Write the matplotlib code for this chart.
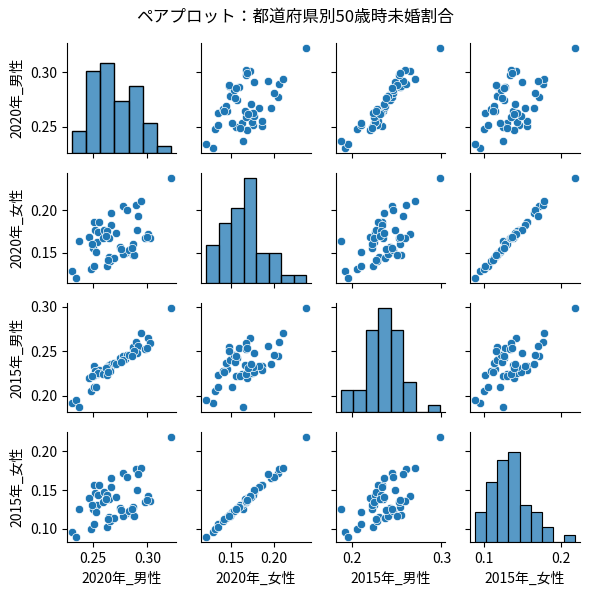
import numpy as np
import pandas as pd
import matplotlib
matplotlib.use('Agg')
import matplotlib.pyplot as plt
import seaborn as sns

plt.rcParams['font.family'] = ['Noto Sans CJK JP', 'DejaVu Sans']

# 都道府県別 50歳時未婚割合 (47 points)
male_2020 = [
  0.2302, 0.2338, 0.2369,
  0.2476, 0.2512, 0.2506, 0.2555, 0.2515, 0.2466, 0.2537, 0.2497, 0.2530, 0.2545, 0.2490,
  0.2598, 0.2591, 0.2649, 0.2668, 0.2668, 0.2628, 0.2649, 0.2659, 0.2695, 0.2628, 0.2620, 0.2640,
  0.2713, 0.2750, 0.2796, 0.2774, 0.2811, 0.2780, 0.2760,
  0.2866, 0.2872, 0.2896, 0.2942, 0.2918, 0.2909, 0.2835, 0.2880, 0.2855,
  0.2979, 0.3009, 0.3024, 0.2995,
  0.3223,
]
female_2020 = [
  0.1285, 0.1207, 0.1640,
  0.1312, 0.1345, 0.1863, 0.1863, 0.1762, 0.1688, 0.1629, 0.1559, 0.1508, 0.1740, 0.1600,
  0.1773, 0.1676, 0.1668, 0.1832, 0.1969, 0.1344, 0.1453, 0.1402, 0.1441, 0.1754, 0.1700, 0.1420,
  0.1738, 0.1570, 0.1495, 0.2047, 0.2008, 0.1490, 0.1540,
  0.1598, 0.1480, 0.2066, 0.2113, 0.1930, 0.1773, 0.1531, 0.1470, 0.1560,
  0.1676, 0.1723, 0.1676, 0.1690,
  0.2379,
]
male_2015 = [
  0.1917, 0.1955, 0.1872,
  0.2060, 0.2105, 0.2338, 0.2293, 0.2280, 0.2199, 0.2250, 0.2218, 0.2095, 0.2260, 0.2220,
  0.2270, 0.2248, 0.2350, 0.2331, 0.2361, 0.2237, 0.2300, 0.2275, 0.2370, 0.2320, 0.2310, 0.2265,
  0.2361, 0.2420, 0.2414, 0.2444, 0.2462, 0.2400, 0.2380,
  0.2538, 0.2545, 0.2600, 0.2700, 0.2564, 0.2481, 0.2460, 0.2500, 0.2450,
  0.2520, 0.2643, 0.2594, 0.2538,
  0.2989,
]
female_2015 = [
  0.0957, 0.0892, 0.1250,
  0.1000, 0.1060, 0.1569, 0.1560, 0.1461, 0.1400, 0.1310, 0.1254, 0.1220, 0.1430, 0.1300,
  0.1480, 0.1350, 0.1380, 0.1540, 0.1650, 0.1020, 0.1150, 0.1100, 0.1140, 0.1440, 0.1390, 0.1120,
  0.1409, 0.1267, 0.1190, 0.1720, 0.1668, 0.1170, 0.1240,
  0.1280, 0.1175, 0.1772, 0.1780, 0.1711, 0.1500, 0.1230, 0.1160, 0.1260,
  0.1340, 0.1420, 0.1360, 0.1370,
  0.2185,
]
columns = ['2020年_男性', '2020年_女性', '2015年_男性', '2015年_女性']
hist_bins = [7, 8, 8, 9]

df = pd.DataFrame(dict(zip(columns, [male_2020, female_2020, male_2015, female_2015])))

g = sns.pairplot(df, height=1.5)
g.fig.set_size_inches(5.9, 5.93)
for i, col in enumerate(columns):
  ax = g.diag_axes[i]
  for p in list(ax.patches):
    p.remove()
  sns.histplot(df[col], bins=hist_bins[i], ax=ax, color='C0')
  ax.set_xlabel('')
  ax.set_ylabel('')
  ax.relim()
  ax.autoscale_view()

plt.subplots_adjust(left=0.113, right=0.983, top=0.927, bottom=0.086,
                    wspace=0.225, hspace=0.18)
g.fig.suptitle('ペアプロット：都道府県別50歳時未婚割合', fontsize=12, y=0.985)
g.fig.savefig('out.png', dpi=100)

----

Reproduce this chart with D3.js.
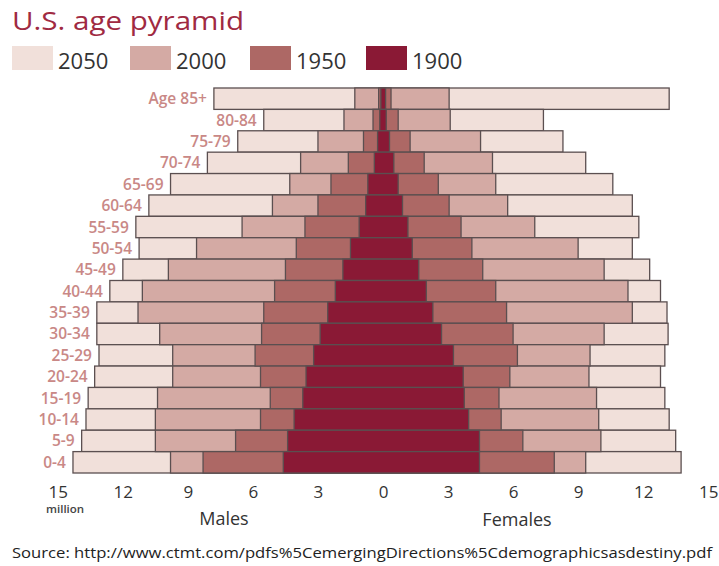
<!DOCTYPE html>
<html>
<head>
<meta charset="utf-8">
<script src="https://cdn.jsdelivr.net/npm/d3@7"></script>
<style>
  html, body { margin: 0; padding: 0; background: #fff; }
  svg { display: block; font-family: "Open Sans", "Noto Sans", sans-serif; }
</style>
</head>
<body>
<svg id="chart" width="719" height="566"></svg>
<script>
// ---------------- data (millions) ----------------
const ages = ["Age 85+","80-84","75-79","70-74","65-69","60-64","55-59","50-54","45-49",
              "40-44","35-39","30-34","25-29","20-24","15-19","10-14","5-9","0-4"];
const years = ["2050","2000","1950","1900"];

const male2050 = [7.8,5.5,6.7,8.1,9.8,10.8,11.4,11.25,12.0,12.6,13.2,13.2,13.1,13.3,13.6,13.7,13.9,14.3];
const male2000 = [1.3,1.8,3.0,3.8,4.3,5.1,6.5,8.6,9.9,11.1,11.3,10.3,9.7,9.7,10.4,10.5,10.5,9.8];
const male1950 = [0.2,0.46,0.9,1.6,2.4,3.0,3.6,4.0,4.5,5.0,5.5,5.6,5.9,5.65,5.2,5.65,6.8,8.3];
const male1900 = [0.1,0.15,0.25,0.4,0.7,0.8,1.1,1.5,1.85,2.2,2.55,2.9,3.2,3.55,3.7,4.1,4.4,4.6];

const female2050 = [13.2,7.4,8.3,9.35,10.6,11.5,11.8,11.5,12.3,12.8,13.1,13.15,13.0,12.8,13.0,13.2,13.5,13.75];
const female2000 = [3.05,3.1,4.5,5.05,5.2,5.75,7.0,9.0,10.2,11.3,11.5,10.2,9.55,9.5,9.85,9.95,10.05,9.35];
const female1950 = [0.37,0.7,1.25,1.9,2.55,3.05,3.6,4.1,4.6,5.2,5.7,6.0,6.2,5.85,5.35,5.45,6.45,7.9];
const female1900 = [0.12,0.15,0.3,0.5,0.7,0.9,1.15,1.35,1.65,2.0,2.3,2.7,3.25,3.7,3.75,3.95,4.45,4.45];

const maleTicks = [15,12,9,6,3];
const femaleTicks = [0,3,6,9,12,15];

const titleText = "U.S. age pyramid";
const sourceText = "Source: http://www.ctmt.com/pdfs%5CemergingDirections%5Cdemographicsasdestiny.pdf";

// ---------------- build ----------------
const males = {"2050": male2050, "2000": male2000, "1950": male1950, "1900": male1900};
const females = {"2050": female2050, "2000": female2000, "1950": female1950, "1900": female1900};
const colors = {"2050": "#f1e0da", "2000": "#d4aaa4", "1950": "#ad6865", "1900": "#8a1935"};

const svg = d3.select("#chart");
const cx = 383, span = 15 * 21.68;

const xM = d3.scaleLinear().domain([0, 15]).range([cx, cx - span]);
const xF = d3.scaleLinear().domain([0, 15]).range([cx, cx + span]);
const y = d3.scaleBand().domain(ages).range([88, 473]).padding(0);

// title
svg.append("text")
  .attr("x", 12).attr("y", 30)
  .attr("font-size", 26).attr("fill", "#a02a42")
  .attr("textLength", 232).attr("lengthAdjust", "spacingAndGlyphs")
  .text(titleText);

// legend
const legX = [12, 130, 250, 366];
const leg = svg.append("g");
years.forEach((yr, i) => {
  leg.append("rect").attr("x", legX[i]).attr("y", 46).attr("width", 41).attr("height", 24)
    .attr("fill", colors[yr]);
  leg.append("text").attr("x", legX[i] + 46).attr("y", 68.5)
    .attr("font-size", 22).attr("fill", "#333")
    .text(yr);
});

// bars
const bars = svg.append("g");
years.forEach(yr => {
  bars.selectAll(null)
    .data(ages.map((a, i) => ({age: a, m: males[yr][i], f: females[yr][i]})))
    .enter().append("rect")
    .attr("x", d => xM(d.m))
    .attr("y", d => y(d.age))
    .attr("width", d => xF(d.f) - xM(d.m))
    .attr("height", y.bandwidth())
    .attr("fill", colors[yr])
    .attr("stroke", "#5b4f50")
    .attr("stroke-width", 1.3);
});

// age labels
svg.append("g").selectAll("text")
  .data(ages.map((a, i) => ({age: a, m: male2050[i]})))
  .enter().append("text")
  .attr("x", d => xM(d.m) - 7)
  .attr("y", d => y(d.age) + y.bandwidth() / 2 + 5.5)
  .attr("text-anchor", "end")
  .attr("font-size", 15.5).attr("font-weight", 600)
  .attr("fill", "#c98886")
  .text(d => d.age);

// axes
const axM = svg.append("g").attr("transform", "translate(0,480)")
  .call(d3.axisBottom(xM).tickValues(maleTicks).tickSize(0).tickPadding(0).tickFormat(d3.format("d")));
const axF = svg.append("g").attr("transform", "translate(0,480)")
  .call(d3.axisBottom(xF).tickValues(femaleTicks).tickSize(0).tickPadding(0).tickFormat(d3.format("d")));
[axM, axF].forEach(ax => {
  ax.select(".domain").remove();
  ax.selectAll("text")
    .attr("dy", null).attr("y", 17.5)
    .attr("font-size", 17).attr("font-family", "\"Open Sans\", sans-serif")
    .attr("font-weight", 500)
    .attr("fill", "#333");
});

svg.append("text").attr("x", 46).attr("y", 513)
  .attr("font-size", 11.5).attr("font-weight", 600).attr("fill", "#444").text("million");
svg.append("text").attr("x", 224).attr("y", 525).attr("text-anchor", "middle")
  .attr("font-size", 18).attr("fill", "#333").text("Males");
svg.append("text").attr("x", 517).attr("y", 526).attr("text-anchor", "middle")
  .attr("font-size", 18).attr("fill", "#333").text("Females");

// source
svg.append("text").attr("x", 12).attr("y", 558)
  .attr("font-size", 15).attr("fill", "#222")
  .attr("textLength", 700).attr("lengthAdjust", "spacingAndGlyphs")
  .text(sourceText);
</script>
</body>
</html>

----

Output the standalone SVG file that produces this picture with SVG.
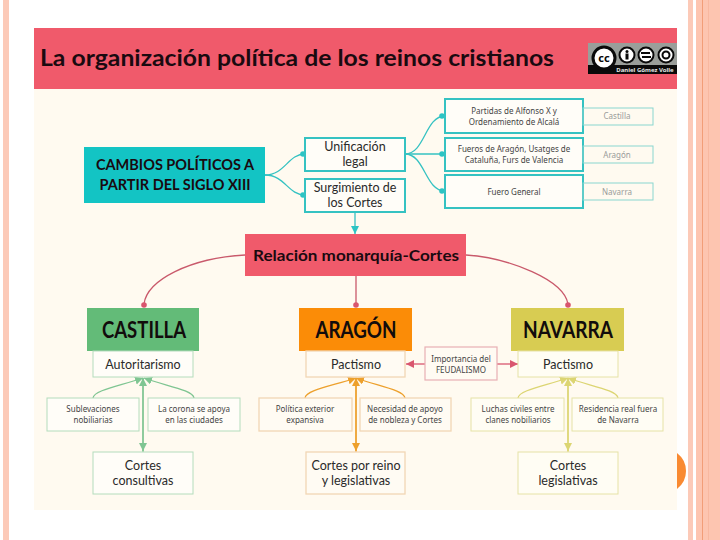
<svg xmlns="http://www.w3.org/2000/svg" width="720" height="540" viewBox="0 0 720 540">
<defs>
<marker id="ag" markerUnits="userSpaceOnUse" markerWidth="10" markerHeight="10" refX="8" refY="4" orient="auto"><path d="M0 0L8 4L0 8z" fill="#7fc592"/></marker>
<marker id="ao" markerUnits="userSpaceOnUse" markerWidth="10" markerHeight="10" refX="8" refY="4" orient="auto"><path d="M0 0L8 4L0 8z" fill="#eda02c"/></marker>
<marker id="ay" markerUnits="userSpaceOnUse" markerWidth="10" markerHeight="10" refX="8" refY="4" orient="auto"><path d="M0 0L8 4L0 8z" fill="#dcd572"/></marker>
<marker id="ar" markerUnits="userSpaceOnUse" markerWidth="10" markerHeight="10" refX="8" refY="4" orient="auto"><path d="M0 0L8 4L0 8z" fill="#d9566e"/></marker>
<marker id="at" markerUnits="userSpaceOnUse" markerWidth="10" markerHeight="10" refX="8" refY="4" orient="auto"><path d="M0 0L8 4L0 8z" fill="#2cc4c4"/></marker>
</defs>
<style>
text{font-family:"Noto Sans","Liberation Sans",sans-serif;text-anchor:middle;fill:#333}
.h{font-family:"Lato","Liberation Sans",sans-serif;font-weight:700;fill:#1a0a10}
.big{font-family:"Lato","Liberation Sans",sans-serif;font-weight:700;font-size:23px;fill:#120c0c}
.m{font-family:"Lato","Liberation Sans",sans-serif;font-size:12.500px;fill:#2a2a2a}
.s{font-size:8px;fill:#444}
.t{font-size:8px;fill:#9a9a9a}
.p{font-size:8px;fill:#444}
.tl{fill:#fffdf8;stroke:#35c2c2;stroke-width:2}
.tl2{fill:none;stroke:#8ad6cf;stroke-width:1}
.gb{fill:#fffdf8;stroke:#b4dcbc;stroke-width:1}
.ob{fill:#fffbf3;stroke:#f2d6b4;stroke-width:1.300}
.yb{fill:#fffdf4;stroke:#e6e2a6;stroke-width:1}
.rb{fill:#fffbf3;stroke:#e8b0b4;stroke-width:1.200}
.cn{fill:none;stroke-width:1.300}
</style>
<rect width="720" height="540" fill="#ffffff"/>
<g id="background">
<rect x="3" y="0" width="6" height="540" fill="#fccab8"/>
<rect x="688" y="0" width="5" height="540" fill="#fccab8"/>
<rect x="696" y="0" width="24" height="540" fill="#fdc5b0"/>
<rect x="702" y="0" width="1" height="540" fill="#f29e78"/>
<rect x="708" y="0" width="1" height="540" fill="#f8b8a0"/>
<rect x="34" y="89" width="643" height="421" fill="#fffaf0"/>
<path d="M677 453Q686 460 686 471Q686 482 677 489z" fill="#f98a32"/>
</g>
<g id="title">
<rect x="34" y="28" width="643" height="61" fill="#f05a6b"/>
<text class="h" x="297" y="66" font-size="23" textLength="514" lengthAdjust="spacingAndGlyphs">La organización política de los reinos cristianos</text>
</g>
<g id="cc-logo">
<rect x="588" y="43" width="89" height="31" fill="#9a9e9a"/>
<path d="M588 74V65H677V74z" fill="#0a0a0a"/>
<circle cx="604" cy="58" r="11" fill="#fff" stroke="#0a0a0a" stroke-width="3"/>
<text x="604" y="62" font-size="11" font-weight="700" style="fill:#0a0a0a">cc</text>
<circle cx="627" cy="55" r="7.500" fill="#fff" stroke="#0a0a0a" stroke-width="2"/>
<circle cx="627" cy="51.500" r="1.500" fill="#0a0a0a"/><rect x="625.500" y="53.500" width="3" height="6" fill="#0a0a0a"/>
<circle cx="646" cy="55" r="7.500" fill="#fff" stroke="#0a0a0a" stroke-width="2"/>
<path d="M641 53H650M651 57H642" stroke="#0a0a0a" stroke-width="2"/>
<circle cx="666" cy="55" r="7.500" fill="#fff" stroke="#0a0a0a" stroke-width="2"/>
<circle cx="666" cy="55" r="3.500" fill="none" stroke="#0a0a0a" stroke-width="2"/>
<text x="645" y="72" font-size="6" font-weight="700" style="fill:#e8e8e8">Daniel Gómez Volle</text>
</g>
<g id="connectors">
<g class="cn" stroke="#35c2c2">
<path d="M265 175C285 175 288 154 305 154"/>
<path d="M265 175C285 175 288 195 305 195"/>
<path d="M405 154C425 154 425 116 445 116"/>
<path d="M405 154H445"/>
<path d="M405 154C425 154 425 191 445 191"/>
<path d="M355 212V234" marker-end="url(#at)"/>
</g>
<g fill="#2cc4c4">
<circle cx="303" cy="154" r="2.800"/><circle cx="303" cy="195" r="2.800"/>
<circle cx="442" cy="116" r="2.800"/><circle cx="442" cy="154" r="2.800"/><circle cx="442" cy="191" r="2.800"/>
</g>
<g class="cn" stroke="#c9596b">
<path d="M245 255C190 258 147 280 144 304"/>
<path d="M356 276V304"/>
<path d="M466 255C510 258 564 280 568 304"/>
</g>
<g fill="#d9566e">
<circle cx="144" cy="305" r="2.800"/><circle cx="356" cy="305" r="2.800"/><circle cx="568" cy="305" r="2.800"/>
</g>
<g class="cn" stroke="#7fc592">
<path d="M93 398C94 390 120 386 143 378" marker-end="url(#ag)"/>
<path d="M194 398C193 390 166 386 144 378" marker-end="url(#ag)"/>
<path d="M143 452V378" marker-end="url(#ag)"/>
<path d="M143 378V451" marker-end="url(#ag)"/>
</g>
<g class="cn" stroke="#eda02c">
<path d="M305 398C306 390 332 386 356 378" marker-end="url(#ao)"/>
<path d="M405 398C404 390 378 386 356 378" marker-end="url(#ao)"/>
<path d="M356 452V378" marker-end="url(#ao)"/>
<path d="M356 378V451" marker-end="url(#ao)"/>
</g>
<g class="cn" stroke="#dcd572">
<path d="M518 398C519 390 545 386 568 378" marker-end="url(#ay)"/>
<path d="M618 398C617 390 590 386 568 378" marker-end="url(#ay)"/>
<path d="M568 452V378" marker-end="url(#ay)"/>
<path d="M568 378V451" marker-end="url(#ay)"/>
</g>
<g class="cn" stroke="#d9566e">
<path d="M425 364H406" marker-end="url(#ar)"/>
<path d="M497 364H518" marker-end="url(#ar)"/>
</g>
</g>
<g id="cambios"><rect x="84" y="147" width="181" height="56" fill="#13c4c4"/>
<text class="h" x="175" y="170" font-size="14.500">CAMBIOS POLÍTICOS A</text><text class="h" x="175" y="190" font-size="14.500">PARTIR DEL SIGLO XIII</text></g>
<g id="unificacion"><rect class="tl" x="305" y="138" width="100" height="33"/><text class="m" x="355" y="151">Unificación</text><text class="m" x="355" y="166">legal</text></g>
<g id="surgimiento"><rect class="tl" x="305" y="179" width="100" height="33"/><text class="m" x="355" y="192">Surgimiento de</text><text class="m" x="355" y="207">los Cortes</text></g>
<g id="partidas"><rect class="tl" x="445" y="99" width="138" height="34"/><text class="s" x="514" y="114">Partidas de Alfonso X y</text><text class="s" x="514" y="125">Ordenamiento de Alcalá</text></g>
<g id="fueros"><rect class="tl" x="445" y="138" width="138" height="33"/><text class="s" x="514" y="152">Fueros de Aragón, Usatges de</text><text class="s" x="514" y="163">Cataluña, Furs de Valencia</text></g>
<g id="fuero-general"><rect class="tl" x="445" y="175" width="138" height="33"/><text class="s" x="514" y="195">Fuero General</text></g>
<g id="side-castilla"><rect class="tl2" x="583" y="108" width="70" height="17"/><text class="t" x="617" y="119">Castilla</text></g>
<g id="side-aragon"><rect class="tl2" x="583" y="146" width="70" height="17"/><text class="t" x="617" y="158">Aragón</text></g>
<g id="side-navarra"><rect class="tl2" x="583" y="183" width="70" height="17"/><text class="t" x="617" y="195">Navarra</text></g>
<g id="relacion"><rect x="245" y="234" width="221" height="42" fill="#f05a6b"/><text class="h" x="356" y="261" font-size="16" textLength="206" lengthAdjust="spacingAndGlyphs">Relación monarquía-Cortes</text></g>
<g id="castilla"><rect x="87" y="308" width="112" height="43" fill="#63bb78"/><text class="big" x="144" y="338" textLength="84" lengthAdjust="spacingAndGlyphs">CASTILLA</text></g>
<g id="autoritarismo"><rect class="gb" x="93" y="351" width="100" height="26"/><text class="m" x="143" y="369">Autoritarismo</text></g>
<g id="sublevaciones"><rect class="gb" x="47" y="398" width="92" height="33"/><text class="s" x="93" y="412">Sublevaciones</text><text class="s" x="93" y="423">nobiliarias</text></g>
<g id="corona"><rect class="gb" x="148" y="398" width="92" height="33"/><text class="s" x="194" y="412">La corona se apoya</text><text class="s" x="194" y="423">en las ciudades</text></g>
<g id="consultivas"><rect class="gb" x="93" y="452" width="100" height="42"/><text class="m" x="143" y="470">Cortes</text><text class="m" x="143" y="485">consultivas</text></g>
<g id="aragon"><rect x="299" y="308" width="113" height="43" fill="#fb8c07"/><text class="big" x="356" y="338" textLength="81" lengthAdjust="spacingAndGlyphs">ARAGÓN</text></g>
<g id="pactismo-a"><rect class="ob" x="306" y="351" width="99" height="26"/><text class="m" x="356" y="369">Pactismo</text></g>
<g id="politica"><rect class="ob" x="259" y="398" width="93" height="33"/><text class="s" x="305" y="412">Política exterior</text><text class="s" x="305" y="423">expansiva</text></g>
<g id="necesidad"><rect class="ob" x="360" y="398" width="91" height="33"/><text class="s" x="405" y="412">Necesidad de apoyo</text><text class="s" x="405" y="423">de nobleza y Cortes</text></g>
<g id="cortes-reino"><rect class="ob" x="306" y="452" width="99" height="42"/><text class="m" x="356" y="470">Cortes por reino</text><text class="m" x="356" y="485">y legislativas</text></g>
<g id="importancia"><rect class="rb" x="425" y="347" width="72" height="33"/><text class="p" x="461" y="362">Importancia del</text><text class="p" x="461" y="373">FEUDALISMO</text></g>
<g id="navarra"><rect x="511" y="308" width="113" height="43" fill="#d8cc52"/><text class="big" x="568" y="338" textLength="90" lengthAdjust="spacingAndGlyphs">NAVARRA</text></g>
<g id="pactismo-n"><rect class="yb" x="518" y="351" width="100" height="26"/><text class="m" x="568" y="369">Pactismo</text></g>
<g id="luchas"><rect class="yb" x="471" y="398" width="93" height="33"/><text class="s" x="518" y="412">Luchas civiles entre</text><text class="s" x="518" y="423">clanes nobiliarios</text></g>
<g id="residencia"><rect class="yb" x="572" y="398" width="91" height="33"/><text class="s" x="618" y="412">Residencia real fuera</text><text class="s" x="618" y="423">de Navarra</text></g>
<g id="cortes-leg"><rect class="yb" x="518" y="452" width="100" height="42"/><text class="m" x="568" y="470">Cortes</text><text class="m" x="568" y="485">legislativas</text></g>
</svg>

----

GIVEN EXERCISE:
Omit the pictures. Extract exactly the lines that begin with the one holding "Write the matplotlib code for this chart." and end with the one holding "plt.rcParams['font.family'] = ['Noto", inclusive.

OUTPUT FOR THIS EXERCISE:
Write the matplotlib code for this chart.
import numpy as np
import pandas as pd
import matplotlib
matplotlib.use('Agg')
import matplotlib.pyplot as plt
import seaborn as sns

plt.rcParams['font.family'] = ['Noto Sans CJK JP', 'DejaVu Sans']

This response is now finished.